** Start Dataset section **

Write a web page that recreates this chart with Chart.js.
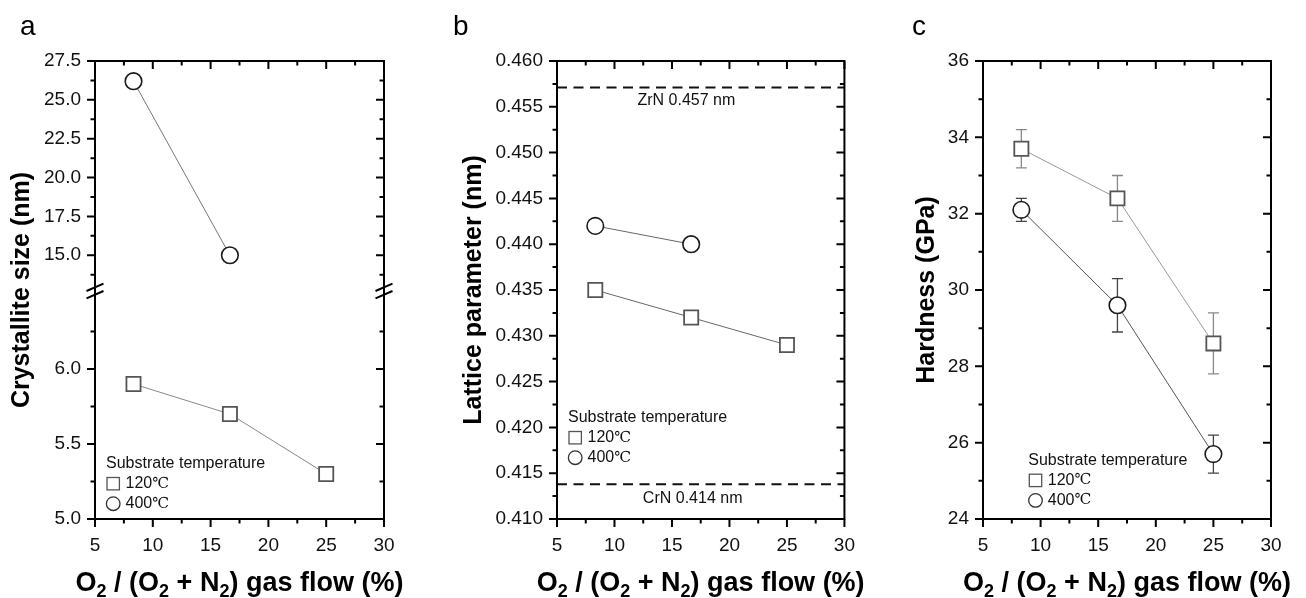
<!DOCTYPE html>
<html>
<head>
<meta charset="utf-8">
<script src="https://cdn.jsdelivr.net/npm/chart.js@4.4.0/dist/chart.umd.min.js"></script>
<style>
  html, body { margin: 0; padding: 0; background: #fff; }
  #wrap { position: relative; width: 1306px; height: 598px; }
  canvas { position: absolute; top: 0; }
</style>
</head>
<body>
<div id="wrap">
  <canvas id="chartA" width="430" height="598" style="left:0px"></canvas>
  <canvas id="chartB" width="440" height="598" style="left:430px"></canvas>
  <canvas id="chartC" width="436" height="598" style="left:870px"></canvas>
</div>
<script>
// --- Data ---
const gasFlow = [8.33, 16.67, 25];          // O2 / (O2 + N2) (%)
const xTicks = [5, 10, 15, 20, 25, 30];

// a: crystallite size (nm)
const sizeLow = [5.9, 5.7, 5.3];            // 120 C
const sizeHigh = [26.2, 15.0];              // 400 C
const sizeTicksUpper = [15, 17.5, 20, 22.5, 25, 27.5];
const sizeTicksLower = [5.0, 5.5, 6.0];

// b: lattice parameter (nm)
const latticeLow = [0.435, 0.432, 0.429];
const latticeHigh = [0.442, 0.440];
const latticeTicks = [0.410, 0.415, 0.420, 0.425, 0.430, 0.435, 0.440, 0.445, 0.450, 0.455, 0.460];
const refNames = ['ZrN 0.457 nm', 'CrN 0.414 nm'];
const refValues = [0.4571, 0.4138];

// c: hardness (GPa)
const hardLow = [33.7, 32.4, 28.6];
const hardLowErr = [0.5, 0.6, 0.8];
const hardHigh = [32.1, 29.6, 25.7];
const hardHighErr = [0.3, 0.7, 0.5];
const hardTicks = [24, 26, 28, 30, 32, 34, 36];

// labels
const legendTitle = 'Substrate temperature';
const legendLabels = ['120℃', '400℃'];
const xTitleParts = [['O', 0], ['2', 1], [' / (O', 0], ['2', 1], [' + N', 0], ['2', 1], [') gas flow (%)', 0]];

const FONT = '"Liberation Sans", Arial, sans-serif';
Chart.defaults.font.family = FONT;
Chart.defaults.color = '#111';

// --- helpers ---
function pts(values) {
  return values.map((v, i) => ({ x: gasFlow[i], y: v }));
}

function fixedTicks(values) {
  return scale => { scale.ticks = values.map(v => ({ value: v })); };
}

function minorTicks(major, min, max) {
  const step = (major[1] - major[0]) / 2;
  const out = [];
  for (let v = major[0] - step; v >= min - 1e-9; v -= step * 2) out.push(v);
  for (let i = 0; i < major.length - 1; i++) out.push((major[i] + major[i + 1]) / 2);
  for (let v = major[major.length - 1] + step; v <= max + 1e-9; v += step * 2) out.push(v);
  return out;
}

const squareStyle = {
  pointStyle: 'rect', pointRadius: 10, pointHoverRadius: 10,
  pointBorderColor: '#555', pointBorderWidth: 1.8, pointBackgroundColor: '#fff',
  borderColor: '#888', borderWidth: 1, fill: false, tension: 0
};
const circleStyle = {
  pointStyle: 'circle', pointRadius: 8.3, pointHoverRadius: 8.3,
  pointBorderColor: '#1a1a1a', pointBorderWidth: 1.6, pointBackgroundColor: '#fff',
  borderColor: '#777', borderWidth: 1, fill: false, tension: 0
};

function xScale(height) {
  return {
    type: 'linear', min: 5, max: 30,
    afterBuildTicks: fixedTicks(xTicks),
    afterFit: s => { s.height = height; },
    grid: { display: false, drawTicks: false },
    border: { display: false },
    ticks: { font: { size: 19 }, color: '#111', padding: 15 }
  };
}

function yScale(opts, width, ticks, digits) {
  return Object.assign({
    type: 'linear', position: 'left',
    afterBuildTicks: fixedTicks(ticks),
    afterFit: s => { s.width = width; },
    grid: { display: false, drawTicks: false },
    border: { display: false },
    ticks: { font: { size: 19 }, color: '#111', padding: 14, callback: v => v.toFixed(digits) }
  }, opts);
}

// --- decoration plugin: frame, ticks, titles, legend, ref lines, error bars ---
const decorPlugin = {
  id: 'decor',
  beforeDatasetsDraw(chart, args, o) {
    const ctx = chart.ctx, a = chart.chartArea;
    ctx.save();
    if (o.refs) {
      const ys = chart.scales[o.refs.axis];
      ctx.strokeStyle = '#111';
      ctx.lineWidth = 2;
      ctx.setLineDash([10, 6.5]);
      ctx.font = '16px ' + FONT;
      ctx.fillStyle = '#111';
      ctx.textAlign = 'center';
      ctx.textBaseline = 'middle';
      refValues.forEach((v, i) => {
        const y = ys.getPixelForValue(v);
        ctx.beginPath();
        ctx.moveTo(a.left, y);
        ctx.lineTo(a.right, y);
        ctx.stroke();
        const xs = chart.scales.x.getPixelForValue(o.refs.labelX[i]);
        ctx.fillText(refNames[i], xs, y + o.refs.labelDy[i]);
      });
      ctx.setLineDash([]);
    }
    if (o.errors) {
      o.errors.forEach(e => {
        const meta = chart.getDatasetMeta(e.dataset);
        const ys = chart.scales[meta.yAxisID];
        ctx.strokeStyle = e.color;
        ctx.lineWidth = 1.3;
        e.values.forEach((v, i) => {
          const x = chart.scales.x.getPixelForValue(gasFlow[i]);
          const y1 = ys.getPixelForValue(v + e.err[i]);
          const y2 = ys.getPixelForValue(v - e.err[i]);
          ctx.beginPath();
          ctx.moveTo(x, y1); ctx.lineTo(x, y2);
          ctx.moveTo(x - 5.5, y1); ctx.lineTo(x + 5.5, y1);
          ctx.moveTo(x - 5.5, y2); ctx.lineTo(x + 5.5, y2);
          ctx.stroke();
        });
      });
    }
    ctx.restore();
  },
  afterDraw(chart, args, o) {
    const ctx = chart.ctx, a = chart.chartArea;
    ctx.save();
    ctx.strokeStyle = '#000';
    ctx.lineWidth = 2;
    ctx.strokeRect(a.left, a.top, a.width, a.height);

    // x ticks: out at bottom, in at top
    const xs = chart.scales.x;
    const xMajor = xs.ticks.map(t => t.value);
    const xMinor = minorTicks(xMajor, xs.min, xs.max);
    ctx.beginPath();
    xMajor.forEach(v => {
      const x = xs.getPixelForValue(v);
      ctx.moveTo(x, a.bottom); ctx.lineTo(x, a.bottom + 8);
      ctx.moveTo(x, a.top); ctx.lineTo(x, a.top + 8);
    });
    xMinor.forEach(v => {
      const x = xs.getPixelForValue(v);
      ctx.moveTo(x, a.bottom); ctx.lineTo(x, a.bottom + 4.5);
      ctx.moveTo(x, a.top); ctx.lineTo(x, a.top + 4.5);
    });
    // y ticks: out at left, in at right
    o.yAxes.forEach(id => {
      const ys = chart.scales[id];
      const yMajor = ys.ticks.map(t => t.value);
      const yMinor = minorTicks(yMajor, ys.min, ys.max);
      yMajor.forEach(v => {
        const y = ys.getPixelForValue(v);
        ctx.moveTo(a.left - 8, y); ctx.lineTo(a.left, y);
        ctx.moveTo(a.right - 8, y); ctx.lineTo(a.right, y);
      });
      yMinor.forEach(v => {
        const y = ys.getPixelForValue(v);
        ctx.moveTo(a.left - 4.5, y); ctx.lineTo(a.left, y);
        ctx.moveTo(a.right - 4.5, y); ctx.lineTo(a.right, y);
      });
    });
    ctx.stroke();

    // axis break marks
    if (o.breakAt) {
      const yb = chart.scales[o.breakAt].bottom;
      ctx.beginPath();
      [a.left, a.right].forEach(x => {
        [-3.7, 3.7].forEach(d => {
          ctx.moveTo(x - 8.5, yb + d + 3.7);
          ctx.lineTo(x + 8.5, yb + d - 3.7);
        });
      });
      ctx.stroke();
    }

    // panel letter
    ctx.fillStyle = '#000';
    ctx.font = '28px ' + FONT;
    ctx.textAlign = 'left';
    ctx.textBaseline = 'alphabetic';
    ctx.fillText(o.letter, o.letterX, 35);

    // y title
    ctx.save();
    ctx.translate(o.yTitleX, (a.top + a.bottom) / 2);
    ctx.rotate(-Math.PI / 2);
    ctx.font = 'bold 25px ' + FONT;
    ctx.textAlign = 'center';
    ctx.textBaseline = 'middle';
    ctx.fillText(o.yTitle, 0, 0);
    ctx.restore();

    // x title with subscripts
    const mainFont = 'bold 27px ' + FONT;
    const subFont = 'bold 18px ' + FONT;
    let total = 0;
    xTitleParts.forEach(([t, sub]) => {
      ctx.font = sub ? subFont : mainFont;
      total += ctx.measureText(t).width;
    });
    let x = (a.left + a.right) / 2 - total / 2;
    ctx.textAlign = 'left';
    ctx.textBaseline = 'alphabetic';
    xTitleParts.forEach(([t, sub]) => {
      ctx.font = sub ? subFont : mainFont;
      ctx.fillText(t, x, sub ? 597 : 591);
      x += ctx.measureText(t).width;
    });

    // legend
    const lx = a.left + o.legend.dx;
    const ly = a.bottom + o.legend.dy;
    ctx.font = '16px ' + FONT;
    ctx.fillStyle = '#111';
    ctx.textBaseline = 'middle';
    ctx.fillText(legendTitle, lx, ly);
    ctx.lineWidth = 1.3;
    ctx.strokeStyle = '#555';
    ctx.strokeRect(lx + 1, ly + 20 - 6.2, 12.4, 12.4);
    ctx.strokeStyle = '#333';
    ctx.beginPath();
    ctx.arc(lx + 7.2, ly + 40, 6.8, 0, Math.PI * 2);
    ctx.stroke();
    legendLabels.forEach((lab, i) => {
      const num = lab.slice(0, -1);
      ctx.font = '16px ' + FONT;
      ctx.fillText(num, lx + 19.5, ly + 20 * (i + 1));
      const w = ctx.measureText(num).width;
      ctx.font = '15px "DejaVu Serif", serif';
      ctx.fillText(lab.slice(-1), lx + 19.5 + w, ly + 20 * (i + 1));
    });
    ctx.restore();
  }
};

const baseOptions = {
  responsive: false,
  animation: false,
  events: [],
  plugins: { legend: { display: false }, tooltip: { enabled: false } }
};

// --- a: crystallite size, broken axis (lower part listed first so it stacks below) ---
new Chart(document.getElementById('chartA'), {
  type: 'line',
  data: {
    datasets: [
      Object.assign({ label: '120', data: pts(sizeLow), yAxisID: 'yLower' }, squareStyle),
      Object.assign({ label: '400', data: pts(sizeHigh), yAxisID: 'yUpper' }, circleStyle)
    ]
  },
  options: Object.assign({}, baseOptions, {
    layout: { padding: { left: 0, right: 46, top: 61, bottom: 0 } },
    scales: {
      x: xScale(79),
      yLower: yScale({ min: 5.0, max: 6.52, stack: 'size', stackWeight: 228 }, 95, sizeTicksLower, 1),
      yUpper: yScale({ min: 12.7, max: 27.5, stack: 'size', stackWeight: 230 }, 95, sizeTicksUpper, 1)
    },
    plugins: Object.assign({}, baseOptions.plugins, {
      decor: {
        letter: 'a', letterX: 20, yTitle: 'Crystallite size (nm)', yTitleX: 22.5,
        yAxes: ['yUpper', 'yLower'], breakAt: 'yUpper',
        legend: { dx: 11, dy: -55.3 }
      }
    })
  }),
  plugins: [decorPlugin]
});

// --- b: lattice parameter ---
new Chart(document.getElementById('chartB'), {
  type: 'line',
  data: {
    datasets: [
      Object.assign({ label: '120', data: pts(latticeLow), yAxisID: 'y' }, squareStyle, { borderColor: '#666' }),
      Object.assign({ label: '400', data: pts(latticeHigh), yAxisID: 'y' }, circleStyle, { borderColor: '#666' })
    ]
  },
  options: Object.assign({}, baseOptions, {
    layout: { padding: { left: 0, right: 24, top: 61, bottom: 0 } },
    scales: {
      x: xScale(79),
      y: yScale({ min: 0.410, max: 0.460 }, 127, latticeTicks, 3)
    },
    plugins: Object.assign({}, baseOptions.plugins, {
      decor: {
        letter: 'b', letterX: 23, yTitle: 'Lattice parameter (nm)', yTitleX: 44,
        yAxes: ['y'],
        refs: { axis: 'y', labelX: [16.25, 16.8], labelDy: [13.4, 14] },
        legend: { dx: 11, dy: -101.3 }
      }
    })
  }),
  plugins: [decorPlugin]
});

// --- c: hardness ---
new Chart(document.getElementById('chartC'), {
  type: 'line',
  data: {
    datasets: [
      Object.assign({ label: '120', data: pts(hardLow), yAxisID: 'y' }, squareStyle, { borderColor: '#999' }),
      Object.assign({ label: '400', data: pts(hardHigh), yAxisID: 'y' }, circleStyle, { borderColor: '#555' })
    ]
  },
  options: Object.assign({}, baseOptions, {
    layout: { padding: { left: 0, right: 35, top: 61, bottom: 0 } },
    scales: {
      x: xScale(79),
      y: yScale({ min: 24, max: 36 }, 113, hardTicks, 0)
    },
    plugins: Object.assign({}, baseOptions.plugins, {
      decor: {
        letter: 'c', letterX: 42, yTitle: 'Hardness (GPa)', yTitleX: 57,
        yAxes: ['y'],
        errors: [
          { dataset: 0, values: hardLow, err: hardLowErr, color: '#888' },
          { dataset: 1, values: hardHigh, err: hardHighErr, color: '#444' }
        ],
        legend: { dx: 45.3, dy: -58.6 }
      }
    })
  }),
  plugins: [decorPlugin]
});
</script>
</body>
</html>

** End Dataset section **

● Instruction: Repeat the listing above up to and including the line with "const sizeTicksLower = [5.0, 5.5, 6.0];", starting from its first line. Drop any pictures.

● Output for this exercise:
Write a web page that recreates this chart with Chart.js.
<!DOCTYPE html>
<html>
<head>
<meta charset="utf-8">
<script src="https://cdn.jsdelivr.net/npm/chart.js@4.4.0/dist/chart.umd.min.js"></script>
<style>
  html, body { margin: 0; padding: 0; background: #fff; }
  #wrap { position: relative; width: 1306px; height: 598px; }
  canvas { position: absolute; top: 0; }
</style>
</head>
<body>
<div id="wrap">
  <canvas id="chartA" width="430" height="598" style="left:0px"></canvas>
  <canvas id="chartB" width="440" height="598" style="left:430px"></canvas>
  <canvas id="chartC" width="436" height="598" style="left:870px"></canvas>
</div>
<script>
// --- Data ---
const gasFlow = [8.33, 16.67, 25];          // O2 / (O2 + N2) (%)
const xTicks = [5, 10, 15, 20, 25, 30];

// a: crystallite size (nm)
const sizeLow = [5.9, 5.7, 5.3];            // 120 C
const sizeHigh = [26.2, 15.0];              // 400 C
const sizeTicksUpper = [15, 17.5, 20, 22.5, 25, 27.5];
const sizeTicksLower = [5.0, 5.5, 6.0];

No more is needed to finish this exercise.